The spatial distributions of the Sen’s slopes estimated for post-monsoon rainfall are presented in Figure 11
. The spatial distribution of slopes obtained using GPCC and APHRODITE was found to be consistent with that obtained using observed data. A significant increasing trend in post-monsoon rainfall was found only at two stations located in the southern coastal region using the mMK test. Only GPCC was found to replicate the spatial distribution of the observed trend in post-monsoon rainfall. GPCC also showed a significant increasing trend at two grid points near to those observed stations but only one using the mMK test and another using the MK test. A large variation in trends was found for other data products. The CPC showed an increase in post-monsoon rainfall over the whole country except in the southeast. The increase was found to be significant for most of the grid points by the MK test and in the central and southern areas for the mMK test. APHRODITE also showed a significant increase in the southern coastal region and the north of Bangladesh. CRU showed no significant change at any grid point, while UDel showed a decrease at a few grid points in the central and southern regions, where APHRODITE and PGF showed an increase. The results clearly indicate large variability in the spatial pattern of post-monsoon rainfall trends obtained using different gridded data products.
Compared to other seasons, better consistency in rainfall changes among the gridded data was observed for winter (Figure 12
). Nevertheless, a large variation was noticed in the patterns of significant trends. CRU showed a significant decrease in winter rainfall mostly in the southwest, UDel in the south-central region, and PGF in the north, while APHRODITE showed almost no changes and CPC showed an increase in the whole central and southern regions. Station data showed a decrease in winter rainfall only at two stations, one located in the north and the other in the southwest, which was found to match better with APHRODITE and GPCC. GPCC showed an increase in winter rainfall at two grid points, one in the north and the other in the southwest, while APHRODITE showed a decrease in rainfall at two grid points in the southwest.
The JSI was calculated for Sen’s slope maps prepared for each gridded data against the observed data at 0.5° resolution (Figure 6
, Figure 7
, Figure 8
, Figure 9
and Figure 10
). The results (Table 4
) showed more similarly of the GPCC map with the observed map for annual and all seasonal rainfall except pre-monsoon. The JSI was found to be 22%, 21%, 80%, and 22% for annual, monsoon, post-monsoon, and winter rainfall for GPCC. APHRODITE was found to be more similar for pre-monsoon rainfall. However, it was found to score zero for annual rainfall.

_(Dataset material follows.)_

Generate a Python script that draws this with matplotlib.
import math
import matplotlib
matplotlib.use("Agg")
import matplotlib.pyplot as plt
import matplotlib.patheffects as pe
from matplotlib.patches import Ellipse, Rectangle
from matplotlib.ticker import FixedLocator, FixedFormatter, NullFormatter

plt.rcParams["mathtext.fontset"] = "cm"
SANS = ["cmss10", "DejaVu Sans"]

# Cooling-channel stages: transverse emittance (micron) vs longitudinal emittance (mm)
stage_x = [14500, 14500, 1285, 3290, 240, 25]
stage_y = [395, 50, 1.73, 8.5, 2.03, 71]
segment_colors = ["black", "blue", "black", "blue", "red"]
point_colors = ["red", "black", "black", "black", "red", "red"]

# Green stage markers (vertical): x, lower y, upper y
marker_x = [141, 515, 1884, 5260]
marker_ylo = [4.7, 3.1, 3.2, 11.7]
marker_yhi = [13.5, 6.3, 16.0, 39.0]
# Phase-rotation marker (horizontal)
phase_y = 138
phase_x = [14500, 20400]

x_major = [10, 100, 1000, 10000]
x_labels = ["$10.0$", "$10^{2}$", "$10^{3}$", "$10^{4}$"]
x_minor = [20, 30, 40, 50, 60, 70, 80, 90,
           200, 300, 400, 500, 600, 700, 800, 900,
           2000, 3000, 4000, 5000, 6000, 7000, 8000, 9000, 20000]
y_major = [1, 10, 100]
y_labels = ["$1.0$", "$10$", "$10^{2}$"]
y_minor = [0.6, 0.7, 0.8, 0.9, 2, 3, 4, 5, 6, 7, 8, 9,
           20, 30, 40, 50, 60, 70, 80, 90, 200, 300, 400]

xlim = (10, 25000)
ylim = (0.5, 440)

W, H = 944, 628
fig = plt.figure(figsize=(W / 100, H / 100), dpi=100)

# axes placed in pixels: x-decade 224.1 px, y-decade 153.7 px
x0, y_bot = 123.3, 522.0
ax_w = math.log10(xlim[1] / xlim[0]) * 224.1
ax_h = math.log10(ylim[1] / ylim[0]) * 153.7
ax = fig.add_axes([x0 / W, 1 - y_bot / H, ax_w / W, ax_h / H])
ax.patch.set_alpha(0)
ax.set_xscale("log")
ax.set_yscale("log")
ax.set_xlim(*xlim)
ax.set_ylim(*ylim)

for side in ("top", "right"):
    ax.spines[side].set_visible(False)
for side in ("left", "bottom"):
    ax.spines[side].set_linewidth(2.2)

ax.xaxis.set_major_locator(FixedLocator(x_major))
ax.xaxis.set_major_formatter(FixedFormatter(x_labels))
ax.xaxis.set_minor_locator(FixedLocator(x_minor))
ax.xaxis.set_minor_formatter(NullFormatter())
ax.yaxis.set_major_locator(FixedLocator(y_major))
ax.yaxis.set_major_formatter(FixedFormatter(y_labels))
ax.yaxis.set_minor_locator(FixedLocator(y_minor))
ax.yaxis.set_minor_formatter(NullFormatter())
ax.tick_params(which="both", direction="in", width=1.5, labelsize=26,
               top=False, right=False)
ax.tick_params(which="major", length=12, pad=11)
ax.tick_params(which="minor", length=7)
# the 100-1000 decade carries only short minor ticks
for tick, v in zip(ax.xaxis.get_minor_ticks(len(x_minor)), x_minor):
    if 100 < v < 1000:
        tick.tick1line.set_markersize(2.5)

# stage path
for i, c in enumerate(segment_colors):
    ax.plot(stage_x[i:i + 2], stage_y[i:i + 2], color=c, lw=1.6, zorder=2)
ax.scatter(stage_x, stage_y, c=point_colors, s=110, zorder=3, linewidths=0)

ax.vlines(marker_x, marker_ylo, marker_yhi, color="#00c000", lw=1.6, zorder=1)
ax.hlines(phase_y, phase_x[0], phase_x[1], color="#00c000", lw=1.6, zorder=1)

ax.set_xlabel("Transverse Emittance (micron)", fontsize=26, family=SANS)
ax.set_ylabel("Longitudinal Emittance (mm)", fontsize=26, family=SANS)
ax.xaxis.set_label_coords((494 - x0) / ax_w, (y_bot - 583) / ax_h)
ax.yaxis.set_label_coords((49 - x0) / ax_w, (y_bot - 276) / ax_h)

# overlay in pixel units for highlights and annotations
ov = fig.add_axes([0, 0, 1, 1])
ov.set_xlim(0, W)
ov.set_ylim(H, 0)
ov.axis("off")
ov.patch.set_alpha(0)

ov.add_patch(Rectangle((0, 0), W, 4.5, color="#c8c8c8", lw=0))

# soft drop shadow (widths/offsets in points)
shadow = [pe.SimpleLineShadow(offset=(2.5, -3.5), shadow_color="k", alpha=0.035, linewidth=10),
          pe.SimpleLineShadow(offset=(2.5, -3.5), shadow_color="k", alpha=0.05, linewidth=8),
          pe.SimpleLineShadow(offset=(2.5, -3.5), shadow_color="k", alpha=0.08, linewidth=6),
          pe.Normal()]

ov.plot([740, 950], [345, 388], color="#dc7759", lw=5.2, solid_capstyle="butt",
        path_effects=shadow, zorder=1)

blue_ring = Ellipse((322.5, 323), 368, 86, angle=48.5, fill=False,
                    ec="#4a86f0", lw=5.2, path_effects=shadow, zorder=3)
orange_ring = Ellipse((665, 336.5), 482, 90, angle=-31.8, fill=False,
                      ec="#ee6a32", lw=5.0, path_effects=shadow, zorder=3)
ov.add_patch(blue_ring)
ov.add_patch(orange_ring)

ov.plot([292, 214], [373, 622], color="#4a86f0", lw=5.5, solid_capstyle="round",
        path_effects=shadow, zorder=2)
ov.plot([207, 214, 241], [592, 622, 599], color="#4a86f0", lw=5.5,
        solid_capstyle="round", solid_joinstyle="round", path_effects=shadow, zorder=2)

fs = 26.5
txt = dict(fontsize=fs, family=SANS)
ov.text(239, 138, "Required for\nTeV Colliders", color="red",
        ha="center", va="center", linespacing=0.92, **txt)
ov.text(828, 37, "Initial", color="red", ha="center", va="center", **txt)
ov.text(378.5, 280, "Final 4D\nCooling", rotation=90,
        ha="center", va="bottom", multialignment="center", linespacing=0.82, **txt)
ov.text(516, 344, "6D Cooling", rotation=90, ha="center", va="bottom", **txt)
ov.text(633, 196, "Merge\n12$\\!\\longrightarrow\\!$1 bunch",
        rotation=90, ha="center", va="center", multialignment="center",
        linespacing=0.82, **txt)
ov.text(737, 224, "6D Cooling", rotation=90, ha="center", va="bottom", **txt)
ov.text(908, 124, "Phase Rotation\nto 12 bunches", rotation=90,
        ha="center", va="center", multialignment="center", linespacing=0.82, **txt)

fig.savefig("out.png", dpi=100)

The results of the three statistical indices used to assess the spatial similarity are presents in Table 5
. The statistical indices were calculated between the slopes estimated from interpolated observed data and gridded data at all the grid points to assess the spatial similarity in slopes. The Pbias of the Sen’s slopes estimated for GPCC at different grid points was found to be very near to zero for annual and all seasonal rainfall expect post-monsoon, for which UDel was found to outperform the GPCC. For the monsoon, all the products were found to overestimate the rate of change, while in winter all of them were found to underestimate the change. Also, GPCC obtained the highest score of md for all the seasons except post-monsoon. The md for post-monsoon was highest for APHRODITE (0.4) while it was second-highest (0.39) for GPCC. In the case of SS, GPCC was found to be best at replicating the PDF of annual and all seasonal rainfall trends. Overall, the results revealed the ability of GPCC to generate the most accurate rainfall slopes and trends in Bangladesh.

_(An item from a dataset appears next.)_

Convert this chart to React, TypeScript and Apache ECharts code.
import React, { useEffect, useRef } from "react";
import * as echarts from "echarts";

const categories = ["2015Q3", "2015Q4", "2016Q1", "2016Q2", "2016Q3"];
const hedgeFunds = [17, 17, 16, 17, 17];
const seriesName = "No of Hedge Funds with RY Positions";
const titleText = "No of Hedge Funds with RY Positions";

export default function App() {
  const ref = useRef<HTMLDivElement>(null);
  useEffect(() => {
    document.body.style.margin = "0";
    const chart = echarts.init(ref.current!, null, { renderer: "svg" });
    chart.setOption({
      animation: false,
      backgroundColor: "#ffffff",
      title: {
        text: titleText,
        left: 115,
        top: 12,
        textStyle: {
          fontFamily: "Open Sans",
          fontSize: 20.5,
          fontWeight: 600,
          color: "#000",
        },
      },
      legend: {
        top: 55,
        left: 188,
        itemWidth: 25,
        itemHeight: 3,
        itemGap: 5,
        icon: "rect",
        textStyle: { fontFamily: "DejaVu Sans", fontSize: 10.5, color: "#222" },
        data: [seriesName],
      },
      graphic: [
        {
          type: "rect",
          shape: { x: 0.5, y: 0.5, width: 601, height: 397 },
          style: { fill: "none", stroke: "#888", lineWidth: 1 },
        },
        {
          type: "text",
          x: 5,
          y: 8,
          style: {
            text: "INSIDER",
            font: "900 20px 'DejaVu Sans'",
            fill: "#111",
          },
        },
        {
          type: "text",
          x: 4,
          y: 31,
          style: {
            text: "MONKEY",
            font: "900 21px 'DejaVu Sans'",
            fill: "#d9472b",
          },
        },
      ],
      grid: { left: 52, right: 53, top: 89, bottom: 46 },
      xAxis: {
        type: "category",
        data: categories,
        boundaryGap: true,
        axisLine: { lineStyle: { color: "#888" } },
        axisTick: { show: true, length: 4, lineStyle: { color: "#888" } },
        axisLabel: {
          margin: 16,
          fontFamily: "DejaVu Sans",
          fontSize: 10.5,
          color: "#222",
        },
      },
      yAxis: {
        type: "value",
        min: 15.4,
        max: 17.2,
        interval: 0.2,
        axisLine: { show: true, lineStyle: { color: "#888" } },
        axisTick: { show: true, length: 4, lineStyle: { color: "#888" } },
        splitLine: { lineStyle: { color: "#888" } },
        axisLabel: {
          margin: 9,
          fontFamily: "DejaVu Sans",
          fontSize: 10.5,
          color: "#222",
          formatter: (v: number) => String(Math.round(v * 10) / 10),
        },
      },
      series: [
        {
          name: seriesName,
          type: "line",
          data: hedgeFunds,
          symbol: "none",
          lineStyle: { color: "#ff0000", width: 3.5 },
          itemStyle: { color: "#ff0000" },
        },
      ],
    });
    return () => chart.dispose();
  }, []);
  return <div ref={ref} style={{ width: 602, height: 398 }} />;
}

Though GPCC was found to be most suitable in estimating rainfall changes and trends in Bangladesh; the statistical scores of GPCC for winter were very low (Pbias −552.6%, md = 0.05, SS = −0.26). The winter rainfall in Bangladesh accounts for only 3% of the total annual rainfall. In some years, it is 0 at some stations. Therefore, a small deviation in winter rainfall between observed and GPCC caused a large variation in bias and other statistics. The mean winter rainfall in Bangladesh is 27 mm, whereas the GPCC estimated the mean winter rainfall as 4.89 mm; thus, the Pbias is −552.6%.
shows the POD score for different gridded data for annual and seasonal rainfall trends. POD was estimated based only on the ability of gridded data to detect the sign of significant trend (positive and negative) and no trend in observed data. Changes in other grid points where no station data was available were not taken into consideration during the computation of POD. Overall, PODs of all products were found to be above 0.5, except for CPC, in detecting trends in annual and post-monsoon (0.44 and 0.35, respectively) rainfall using the MK test. GPCC showed the highest POD, which indicates its capability of accurate detection of trends in annual and seasonal rainfall expect for pre-monsoon. The POD of GPCC in detecting monsoon and post-monsoon rainfall trends using the MK test was 1, while annual, pre-monsoon, and winter rainfall were 0.88, 0.82, and 0.94, respectively. The POD of APHRODITE was the highest in detecting trends in pre-monsoon rainfall using both the MK and mMK tests. However, PGF can be considered as the second best in terms of POD, and the CPC as the worst in detecting trends using the MK test and the UDel using mMK.